Neither. The answer is basically "it depends." Say each card lasts exactly 80,000 hours then fails. Then the MTBF for the box is the same, 80,000 hours.
But it's more likely that it looks something like this imaginary card with a life up to 9 hours:
1 hour -- 10% .1
2 hours--15% .15/.9 = .167 failure rate
3 hours--20% .2/(1-.1-.167) = .2782 failure rate
4 hours--15%
5 hours--10%
6 hours--10%
7 hours--10%
8 hours--5%
9 hours--5%
The MTBF for this card is (.1 + .3 + .6 +.6 + .5 + .6 + .4 + .45) = 3.55 hours. The midway point is somewhere between 3 & 4.
But make it two identical cards, and the chance that at least one will fail in the first hour is (1-.81).
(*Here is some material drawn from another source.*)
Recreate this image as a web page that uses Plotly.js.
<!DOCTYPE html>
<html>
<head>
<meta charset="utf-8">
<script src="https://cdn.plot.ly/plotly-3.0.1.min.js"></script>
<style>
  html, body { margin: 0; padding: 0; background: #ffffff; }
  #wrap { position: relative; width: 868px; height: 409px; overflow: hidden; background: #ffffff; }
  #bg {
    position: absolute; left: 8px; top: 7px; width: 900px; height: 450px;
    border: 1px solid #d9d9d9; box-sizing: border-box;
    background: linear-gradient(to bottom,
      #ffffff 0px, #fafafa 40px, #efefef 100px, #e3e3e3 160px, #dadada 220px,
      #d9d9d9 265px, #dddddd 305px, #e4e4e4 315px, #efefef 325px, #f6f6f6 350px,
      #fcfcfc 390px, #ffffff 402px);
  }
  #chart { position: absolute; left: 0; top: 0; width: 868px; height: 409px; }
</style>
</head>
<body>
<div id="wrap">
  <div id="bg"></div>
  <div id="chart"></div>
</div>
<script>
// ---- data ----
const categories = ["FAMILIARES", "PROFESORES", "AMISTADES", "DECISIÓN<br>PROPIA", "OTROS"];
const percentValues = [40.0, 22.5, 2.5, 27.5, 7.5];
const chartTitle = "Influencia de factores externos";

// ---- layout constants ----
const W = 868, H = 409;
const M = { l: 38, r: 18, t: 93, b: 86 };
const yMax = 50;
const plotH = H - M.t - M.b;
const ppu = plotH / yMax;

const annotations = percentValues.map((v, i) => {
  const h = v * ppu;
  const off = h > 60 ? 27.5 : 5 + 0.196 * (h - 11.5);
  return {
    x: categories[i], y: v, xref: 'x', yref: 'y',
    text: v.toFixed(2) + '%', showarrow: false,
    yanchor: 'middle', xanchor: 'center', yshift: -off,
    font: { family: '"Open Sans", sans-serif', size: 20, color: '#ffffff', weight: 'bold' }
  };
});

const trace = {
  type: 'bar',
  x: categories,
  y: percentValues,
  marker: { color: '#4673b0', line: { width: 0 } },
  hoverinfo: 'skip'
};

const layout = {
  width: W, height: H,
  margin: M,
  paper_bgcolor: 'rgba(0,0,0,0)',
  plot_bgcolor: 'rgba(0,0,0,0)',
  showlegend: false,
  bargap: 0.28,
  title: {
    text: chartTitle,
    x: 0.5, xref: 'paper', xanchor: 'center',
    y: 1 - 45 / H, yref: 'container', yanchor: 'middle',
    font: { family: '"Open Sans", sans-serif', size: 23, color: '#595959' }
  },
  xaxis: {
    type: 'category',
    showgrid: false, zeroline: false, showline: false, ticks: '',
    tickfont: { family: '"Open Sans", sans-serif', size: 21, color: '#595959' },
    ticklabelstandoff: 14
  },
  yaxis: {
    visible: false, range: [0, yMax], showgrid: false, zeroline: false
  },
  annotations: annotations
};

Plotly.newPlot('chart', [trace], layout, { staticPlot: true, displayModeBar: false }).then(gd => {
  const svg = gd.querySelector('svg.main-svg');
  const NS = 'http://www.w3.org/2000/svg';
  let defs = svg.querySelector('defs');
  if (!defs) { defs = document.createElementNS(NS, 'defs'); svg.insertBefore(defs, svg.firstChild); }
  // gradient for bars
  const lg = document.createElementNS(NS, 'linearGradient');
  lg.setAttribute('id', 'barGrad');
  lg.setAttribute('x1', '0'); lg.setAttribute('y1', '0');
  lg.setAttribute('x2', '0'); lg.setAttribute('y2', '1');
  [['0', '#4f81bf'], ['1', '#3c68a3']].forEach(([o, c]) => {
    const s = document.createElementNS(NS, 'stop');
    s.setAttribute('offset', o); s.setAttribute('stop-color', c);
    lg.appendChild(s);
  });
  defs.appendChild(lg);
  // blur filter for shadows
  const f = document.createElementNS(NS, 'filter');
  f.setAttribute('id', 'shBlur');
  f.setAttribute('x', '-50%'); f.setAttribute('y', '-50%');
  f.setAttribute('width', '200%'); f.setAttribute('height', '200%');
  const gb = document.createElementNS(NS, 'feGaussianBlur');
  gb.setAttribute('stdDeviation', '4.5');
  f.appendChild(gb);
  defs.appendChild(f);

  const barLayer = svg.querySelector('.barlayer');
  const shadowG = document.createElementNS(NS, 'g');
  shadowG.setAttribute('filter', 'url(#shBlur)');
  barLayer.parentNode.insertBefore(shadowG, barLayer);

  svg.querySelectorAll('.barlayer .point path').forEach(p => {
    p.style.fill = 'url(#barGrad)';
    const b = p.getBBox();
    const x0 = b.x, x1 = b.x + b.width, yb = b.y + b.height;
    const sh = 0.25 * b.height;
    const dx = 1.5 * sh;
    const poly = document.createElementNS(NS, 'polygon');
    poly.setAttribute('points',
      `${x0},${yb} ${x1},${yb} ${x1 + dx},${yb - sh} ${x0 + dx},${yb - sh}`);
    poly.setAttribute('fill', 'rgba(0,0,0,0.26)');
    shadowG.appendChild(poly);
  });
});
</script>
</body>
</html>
In the second hour the chance that the remaining 81% will fail is 30%.
Failure rates per hour
1 hour -- = 1 - .9 * .9 = .19
2 hours -- (1 - (1-.167) * (1-.167))/.81 = .378
19% of boxes last 1 hour
30.61% of the remaining boxes last 2 hours.
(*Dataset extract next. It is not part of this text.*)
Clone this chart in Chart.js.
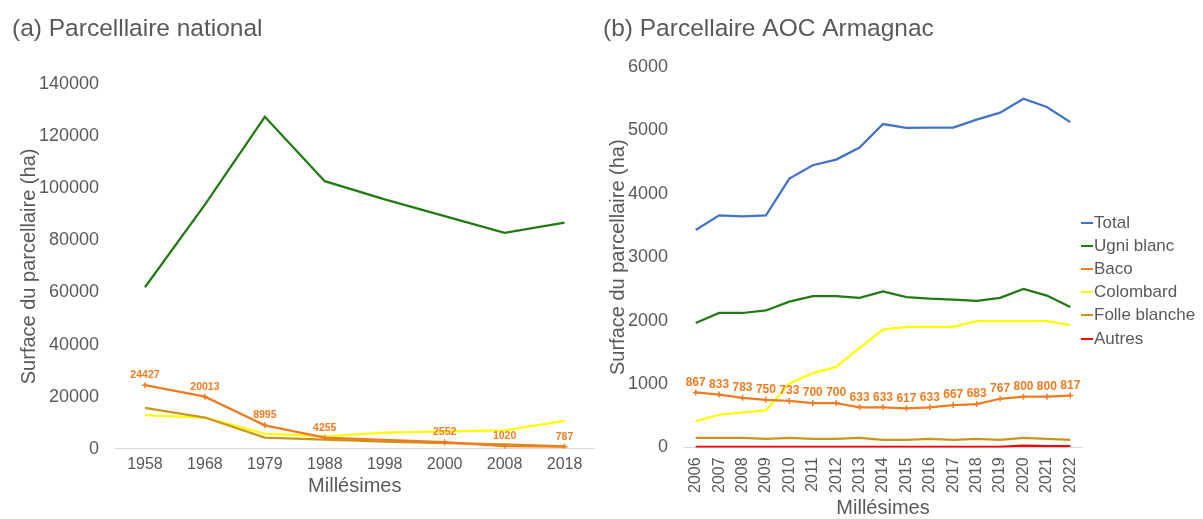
<!DOCTYPE html>
<html>
<head>
<meta charset="utf-8">
<script src="https://cdn.jsdelivr.net/npm/chart.js@4.4.1/dist/chart.umd.min.js"></script>
<style>
    body { margin: 0; background: #fff; width: 1203px; height: 519px; overflow: hidden; position: relative; font-family: 'Liberation Sans', Arial, sans-serif; }
    #nationalChart { position: absolute; left: 0; top: 0; }
    #armagnacChart { position: absolute; left: 600px; top: 0; }
    #legende { position: absolute; left: 1081px; top: 211px; color: #595959; font-size: 17px; }
    #legende .item { height: 23.2px; display: flex; align-items: center; white-space: nowrap; }
    #legende .trait { width: 12px; height: 2px; margin-right: 1px; }
</style>
</head>
<body>
<canvas id="nationalChart" width="600" height="519"></canvas>
<canvas id="armagnacChart" width="490" height="519"></canvas>
<div id="legende"></div>
<script>
// (a) Parcellaire national
const anneesNational = ['1958', '1968', '1979', '1988', '1998', '2000', '2008', '2018'];
const ugniNational = [62000, 93700, 127400, 102700, 95700, 89300, 82900, 86800];
const bacoNational = [24427, 20013, 8995, 4255, null, 2552, 1020, 787];
const colombardNational = [12900, 12000, 5800, 4800, 6200, 6700, 7100, 10700];
const folleNational = [15700, 12000, 4300, 3500, 2800, 2200, 1700, 900];

// (b) Parcellaire AOC Armagnac
const anneesArmagnac = ['2006', '2007', '2008', '2009', '2010', '2011', '2012', '2013', '2014',
    '2015', '2016', '2017', '2018', '2019', '2020', '2021', '2022'];
const totalArmagnac = [3430, 3660, 3645, 3660, 4240, 4450, 4540, 4730, 5100, 5040, 5045, 5045, 5170, 5280, 5500, 5370, 5130];
const ugniArmagnac = [1963, 2120, 2120, 2160, 2300, 2385, 2385, 2360, 2460, 2370, 2345, 2330, 2310, 2360, 2500, 2395, 2215];
const bacoArmagnac = [867, 833, 783, 750, 733, 700, 700, 633, 633, 617, 633, 667, 683, 767, 800, 800, 817];
const colombardArmagnac = [415, 515, 552, 583, 1010, 1172, 1270, 1570, 1858, 1900, 1900, 1900, 1990, 1990, 1990, 1990, 1930];
const folleArmagnac = [150, 150, 150, 133, 150, 133, 133, 150, 117, 117, 133, 117, 133, 117, 150, 133, 117];
const autresArmagnac = [10, 8, 8, 8, 8, 8, 8, 8, 8, 8, 10, 10, 10, 10, 30, 20, 20];

const gris = '#595959';
const couleurs = {
    total: '#4472C4',
    ugni: '#217A12',
    baco: '#F07C22',
    colombard: '#FFFF00',
    folle: '#C8961E',
    autres: '#FF0000'
};

Chart.defaults.font.family = "'Liberation Sans', Arial, sans-serif";
Chart.defaults.color = gris;

// valeurs affichées au-dessus des points (Baco)
const etiquettesPlugin = {
    id: 'etiquettes',
    afterDatasetsDraw(chart, args, opts) {
        const ctx = chart.ctx;
        chart.data.datasets.forEach(function(ds, i) {
            if (!ds.afficherValeurs) return;
            const meta = chart.getDatasetMeta(i);
            ctx.save();
            ctx.font = 'bold ' + opts.size + "px 'Liberation Sans', Arial, sans-serif";
            ctx.fillStyle = ds.borderColor;
            ctx.textAlign = 'center';
            ctx.textBaseline = 'middle';
            meta.data.forEach(function(pt, j) {
                const v = ds.data[j];
                if (v === null || v === undefined) return;
                ctx.fillText(String(v), pt.x, pt.y - opts.offset);
            });
            ctx.restore();
        });
    }
};

function serie(label, data, couleur) {
    return {
        label: label,
        data: data,
        borderColor: couleur,
        backgroundColor: couleur,
        borderWidth: 2.25,
        pointRadius: 0,
        tension: 0,
        spanGaps: true
    };
}

function serieBaco(data) {
    const ds = serie('Baco', data, couleurs.baco);
    ds.pointStyle = 'cross';
    ds.pointRadius = 3;
    ds.pointBorderWidth = 1.5;
    ds.afficherValeurs = true;
    return ds;
}

function sansPaddingX(scale) {
    scale.paddingLeft = 0;
    scale.paddingRight = 0;
}

function nombre(value) {
    return String(value);
}

const nationalChart = new Chart(document.getElementById('nationalChart'), {
    type: 'line',
    data: {
        labels: anneesNational,
        datasets: [
            serie('Ugni blanc', ugniNational, couleurs.ugni),
            serieBaco(bacoNational),
            serie('Folle blanche', folleNational, couleurs.folle),
            serie('Colombard', colombardNational, couleurs.colombard)
        ]
    },
    options: {
        responsive: false,
        animation: false,
        layout: { padding: { left: 12, right: -3, top: 0, bottom: 21 } },
        plugins: {
            legend: { display: false },
            tooltip: { enabled: false },
            title: {
                display: true,
                text: '(a) Parcelllaire national',
                align: 'start',
                color: gris,
                font: { size: 24.5, weight: 'normal' },
                padding: { top: 15, bottom: 39.6 }
            },
            etiquettes: { size: 10.5, offset: 10 }
        },
        scales: {
            x: {
                offset: true,
                grid: { display: false, drawTicks: false },
                border: { display: true, color: '#d9d9d9', width: 1 },
                ticks: { padding: 6, font: { size: 16 }, color: gris },
                title: { display: true, text: 'Millésimes', color: gris, font: { size: 20 }, padding: { top: -6, bottom: 0 } },
                afterFit: sansPaddingX
            },
            y: {
                min: 0,
                max: 140000,
                grid: { display: false, drawTicks: false },
                border: { display: false },
                ticks: { stepSize: 20000, padding: 16, font: { size: 18 }, color: gris, callback: nombre },
                title: { display: true, text: 'Surface du parcellaire (ha)', color: gris, font: { size: 20 }, padding: { top: 5, bottom: 0 } },
                afterFit: function(scale) { scale.width = 103; }
            }
        }
    },
    plugins: [etiquettesPlugin]
});

const armagnacChart = new Chart(document.getElementById('armagnacChart'), {
    type: 'line',
    data: {
        labels: anneesArmagnac,
        datasets: [
            serie('Total', totalArmagnac, couleurs.total),
            serie('Ugni blanc', ugniArmagnac, couleurs.ugni),
            serieBaco(bacoArmagnac),
            serie('Colombard', colombardArmagnac, couleurs.colombard),
            serie('Folle blanche', folleArmagnac, couleurs.folle),
            serie('Autres', autresArmagnac, couleurs.autres)
        ]
    },
    options: {
        responsive: false,
        animation: false,
        layout: { padding: { left: 3, right: 8, top: 0, bottom: 0 } },
        plugins: {
            legend: { display: false },
            tooltip: { enabled: false },
            title: {
                display: true,
                text: '(b) Parcellaire AOC Armagnac',
                align: 'start',
                color: gris,
                font: { size: 24.5, weight: 'normal' },
                padding: { top: 15, bottom: 22.6 }
            },
            etiquettes: { size: 12, offset: 10 }
        },
        scales: {
            x: {
                offset: true,
                grid: { display: false, drawTicks: false },
                border: { display: true, color: '#d9d9d9', width: 1 },
                ticks: { padding: 10, minRotation: 90, maxRotation: 90, autoSkip: false, font: { size: 16 }, color: gris },
                title: { display: true, text: 'Millésimes', color: gris, font: { size: 20 }, padding: { top: -7, bottom: -1 } },
                afterFit: sansPaddingX
            },
            y: {
                min: 0,
                max: 6000,
                grid: { display: false, drawTicks: false },
                border: { display: false },
                ticks: { stepSize: 1000, padding: 16, font: { size: 18 }, color: gris, callback: nombre },
                title: { display: true, text: 'Surface du parcellaire (ha)', color: gris, font: { size: 20 }, padding: { top: 3, bottom: 0 } },
                afterFit: function(scale) { scale.width = 81; }
            }
        }
    },
    plugins: [etiquettesPlugin]
});

// légende HTML construite à partir des séries du graphique (b)
const legende = document.getElementById('legende');
armagnacChart.data.datasets.forEach(function(ds) {
    const item = document.createElement('div');
    item.className = 'item';
    const trait = document.createElement('span');
    trait.className = 'trait';
    trait.style.background = ds.borderColor;
    item.appendChild(trait);
    item.appendChild(document.createTextNode(ds.label));
    legende.appendChild(item);
});
</script>
</body>
</html>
This is messy, but you can see it basically isn't either of your answers.
I disagree with this assessment, because it says "mean time before failure" which to me doesn't indicate the maximum likely life of the unit. I think your analyses works only if we assume the 80000 value is maximum (or near the maximum) time until failure (MTUF?)
In your first example, the standard deviation would be zero, and all you'd need to know is the mbtf. So, I agree.
In any other scenario, you'd need to know the variance to figure it out (as people above suggested).My guess is it's a bell curve (isn't that the law of large number thingy), so you could then calculate z scores and figure out the odds.
Two examples:
Mean 80,000 hours, standard deviation 10,000 hours.
What's the probability any one card would fail by 60,000 hours or sooner?
That would be a z score of -2.0, which has a probabilty of .0466.
So, the odds any one would fail in a box of 20 within 60 hours or sooner would be 1 - .9544 to the 20th power, which if I did it right is .607.
So, with a large SD, there's a fairly high chance one-- meaning the whole thing-- would fail within just 60,000 hours.
Example 2:
mean 80,000 hours, SD 5000 hours.
The same question produces a z score of 4, which has a probability of only .00003.
The probability that one will fail within 60000 hours or sooner is now: .0006!
The P one would fail within 65000 hours or sooner would be (z = 3.0) = .036
Within 70000 hours or sooner, p = .607
Within 75000 hours or sooner, p = .969!
Much different results across the 2 examples, with everything depending on the SD, and assuming the distribution is normal.
Interested in seeing how and if I f'd this up.
I wonder too, MTBF??? Is there any kinda calculation called MILF?